Lamentarsi in bilico fra realtà e apparenza
Bisordi porta in scena 'Kvetch' di Berkoff
Raramente, quando parliamo, diciamo davvero ciò che vogliamo dire. Il più delle volte, infatti, il linguaggio è un mezzo per occultare la verità, per negare ciò che in realtà si afferma, o viceversa. Ma cosa succederebbe se le parole pronunciate corrispondessero davvero a quello che pensiamo? Questa sembra essere solo una delle tante fratture rintracciabili nel testo di Steven Berkoff, Kvetch, portato in scena da Giacomo Bisordi.
Potremmo aggiungerne delle altre, in effetti: quella fra ciò che si è e ciò che si sogna idealmente di essere; o ancora, fra ciò che si vuole davvero e ciò che la società impone, in modo più o meno subdolo, di dover volere per salvare le apparenze (una famiglia felice, un lavoro soddisfacente, una vita sociale appagante). Al centro di tutto, però, c’è «kvetch» – verbo inglese, derivato dallo yiddish, che sta per «lamentarsi» – la cui definizione campeggia già proiettata sul fondo del teatro Cometa Off, come monito iniziale dello spettacolo che ne sottende fin da subito le intenzioni.
Tutto inizia quando il nevrotico Frank (Daniele Biagini, impareggiabile in scena, per carisma e precisione) invita a cena il suo amico Hal (Vincenzo Giordano), ragazzotto dimesso e neo-separato. Abbigliata «a lutto per la propria vita» (costumi Anna Missaglia), ecco allora la famiglia ebrea di Frank riunita attorno al tavolo di un soggiorno funereo e claustrofobico (scene Paola Castrignanò) irradiato da luce fredda e allucinata (luci Marco D’Amelio): c’è Donna (Cristina Poccardi), la moglie nervosa e repressa di Frank e l’irresistibile suocera (Ludovica Modugno) anziana e petulante, che rutta e si scaccola a tavola.
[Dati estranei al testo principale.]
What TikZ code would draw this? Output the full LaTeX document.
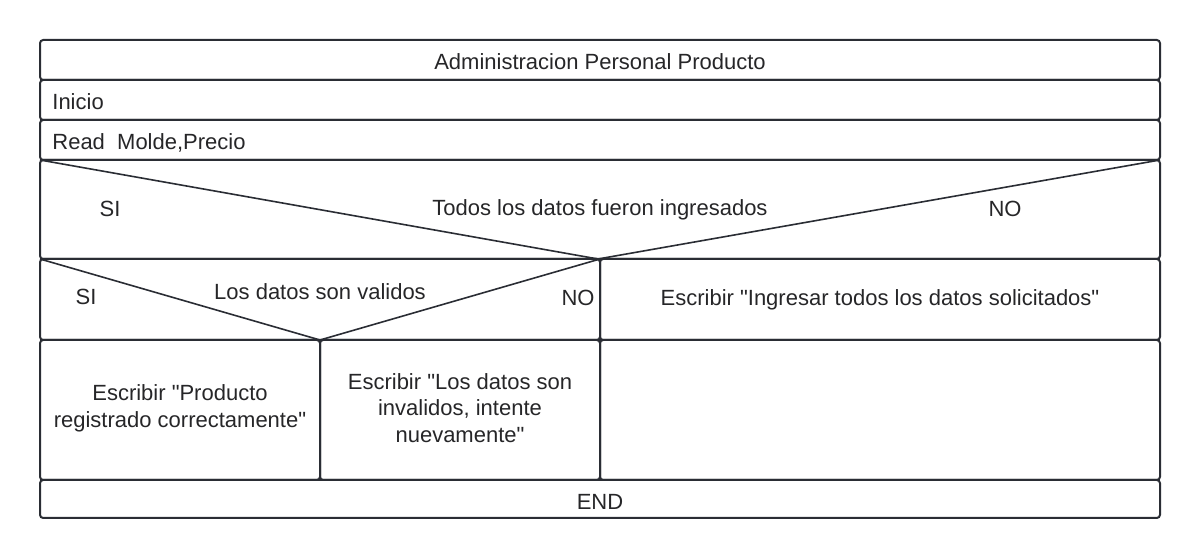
\documentclass[tikz,border=0pt]{standalone}
\usepackage{fontspec}
\setmainfont{Liberation Sans}[Ligatures=TeXOff]
\definecolor{linea}{RGB}{42,45,52}
\definecolor{texto}{RGB}{38,38,40}

\begin{document}
\begin{tikzpicture}[x=0.5pt, y=-0.5pt, every node/.style={font=\fontsize{11}{13.4}\selectfont, text=texto, inner sep=0pt},
  caja/.style={draw=linea, line width=1pt, rounded corners=1.6pt},
  diag/.style={draw=linea, line width=0.8pt}]
	\useasboundingbox (0,0) rectangle (1200,560);
	\draw[caja] (40,40) rectangle (1160,80);
	\draw[caja] (40,80) rectangle (1160,120);
	\draw[caja] (40,120) rectangle (1160,160);
	\draw[caja] (40,160) rectangle (1160,259);
	\draw[caja] (40,259) rectangle (600,340);
	\draw[caja] (600,259) rectangle (1160,340);
	\draw[caja] (40,340) rectangle (320,480);
	\draw[caja] (320,340) rectangle (600,480);
	\draw[caja] (600,340) rectangle (1160,480);
	\draw[caja] (40,480) rectangle (1160,518);
	\coordinate (c1izq) at (40,160);
	\coordinate (c1der) at (1160,160);
	\coordinate (c1fin) at (598,259);
	\coordinate (c2izq) at (40,259);
	\coordinate (c2der) at (600,259);
	\coordinate (c2fin) at (320,340);
	\draw[diag] (c1izq) -- (c1fin) -- (c1der);
	\draw[diag] (c2izq) -- (c2fin) -- (c2der);
	\node (titulo) at (600,62) {Administracion Personal Producto};
	\node[anchor=west] (inicio) at (52,102) {Inicio};
	\node[anchor=west] (leer) at (52,143) {Read\ \ Molde,Precio};
	\node (cond1) at (600,210) {Todos los datos fueron ingresados};
	\node (si1) at (110,209) {SI};
	\node (no1) at (1005,209) {NO};
	\node (cond2) at (320,292) {Los datos son validos};
	\node (si2) at (86,297) {SI};
	\node (no2) at (578,298) {NO};
	\node (faltan) at (880,300) {Escribir "Ingresar todos los datos solicitados"};
	\node[align=center] (exito) at (180,408) {Escribir "Producto\\registrado correctamente"};
	\node[align=center] (error) at (460,408) {Escribir "Los datos son\\invalidos, intente\\nuevamente"};
	\node (fin) at (600,502) {END};
\end{tikzpicture}
\end{document}
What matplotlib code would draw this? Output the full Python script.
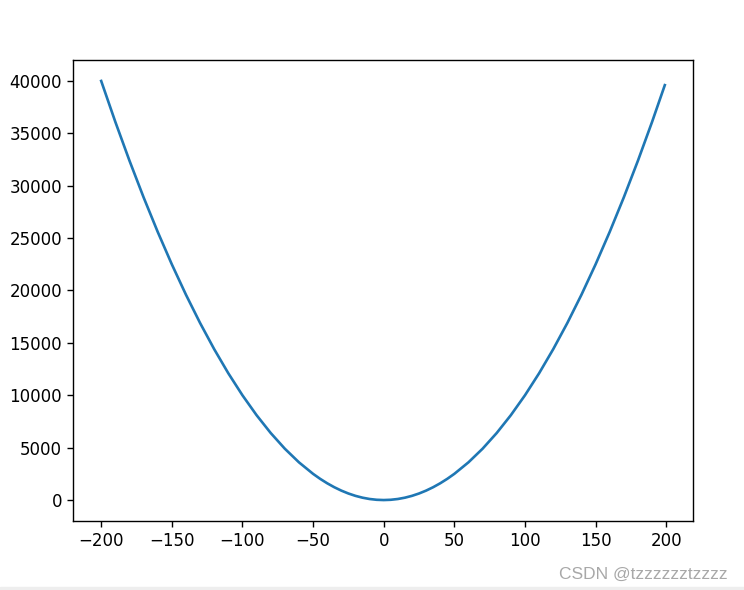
import matplotlib
matplotlib.use('Agg')
import matplotlib.pyplot as plt
from matplotlib.patches import Rectangle

# points (x step 10, step 5 near the bottom, last point at 199)
xs = [-200, -190, -180, -170, -160, -150, -140, -130, -120, -110,
      -100, -90, -80, -70, -60, -50, -45, -40, -35, -30, -25, -20, -15, -10, -5,
      0, 5, 10, 15, 20, 25, 30, 35, 40, 45, 50, 60, 70, 80, 90,
      100, 110, 120, 130, 140, 150, 160, 170, 180, 190, 199]
ys = [40000, 36100, 32400, 28900, 25600, 22500, 19600, 16900, 14400, 12100,
      10000, 8100, 6400, 4900, 3600, 2500, 2025, 1600, 1225, 900, 625, 400, 225, 100, 25,
      0, 25, 100, 225, 400, 625, 900, 1225, 1600, 2025, 2500, 3600, 4900, 6400, 8100,
      10000, 12100, 14400, 16900, 19600, 22500, 25600, 28900, 32400, 36100, 39601]
xticks = [-200, -150, -100, -50, 0, 50, 100, 150, 200]
yticks = [0, 5000, 10000, 15000, 20000, 25000, 30000, 35000, 40000]

W, H = 744, 590
fig = plt.figure(figsize=(W/100, H/100), dpi=100)
ax = fig.add_axes([73/W, 1-521/H, 620/W, 461/H])
ax.plot(xs, ys, color='#1f77b4', linewidth=1.9)
ax.set_xticks(xticks)
ax.set_yticks(yticks)
ax.set_xlim(-219.95, 218.95)
ax.set_ylim(-2000, 42000)
ax.tick_params(labelsize=12, length=4.4, width=1)
for s in ax.spines.values():
    s.set_linewidth(1)

# watermark + grey strip from the screenshot
fig.text(728/W, 1-574/H, 'CSDN @tzzzzzztzzzz', ha='right', va='center',
         fontsize=12.5, color='#a8a8a8', family='Liberation Sans')
fig.patches.append(Rectangle((0, 0), 1, 3/H, transform=fig.transFigure,
                             color='#eeeeee', zorder=0))

fig.savefig('out.png', dpi=100)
Neanche il tempo di sedersi che subito iniziano a piagnucolare: tutti sono frustrati per quello che non sono e vorrebbero essere, tutti dicono quello che non pensano e poi si confessano in una serie di a parte ascoltati da nessuno se non dal pubblico, ma non rivolti al pubblico.
Ed è proprio qui la genialità di Berkoff, nell’accentuare l’ambiguità fra realtà e apparenza senza bisogno di squarciare la quarta parete: non si tratta infatti di un gioco meta-teatrale in cui i personaggi si rivelano in quanto fittizi, anzi, la confessione avviene al livello più intimo del personaggio stesso. L’illusione teatrale, quindi, non si spezza, ma al contrario, viene amplificata.
Ecco allora che la “tranquilla” cena familiare non sarà che il pretesto per penetrare la mente dei personaggi, dar sfogo al dipanarsi delle loro paure, angosce e ansie di inadeguatezza, che si scontrano con l’ideale di una cena “come-dovrebbe-essere” secondo convenzioni condivise: uno scarto che si fa metafora potente del contrasto fra una vita vissuta nell’apparenza soltanto per salvaguardare l’ordine esterno e un’altra, più pulsionale e sotterranea, vissuta nella mente e soffocata in nome della rispettabilità sociale.
Ma quegli impulsi repressi sono destinati a emergere con violenza inaspettata: Bisordi fa esplodere il lato più grottesco del testo di Berkoff in gesti esasperati, espressioni facciali dilatate all’inverosimile, tempi comici di precisione chirurgica e soprattutto in una recitazione sopra le righe, cucita addosso a un gruppo di attori infaticabile, innervata dal linguaggio esplicito e irriverente del drammaturgo inglese, cui si unisce quell’ironia auto-dissacratoria tipica della cultura ebraica.
Smettere di fare kvetch, però, sarà possibile soltanto tornando all’origine, in quel salotto familiare eppure traumatico in cui l’a parte finalmente coinciderà con la battuta, il detto con il pensato, la realtà con l’apparenza; con conseguenze irreversibili ed esilaranti.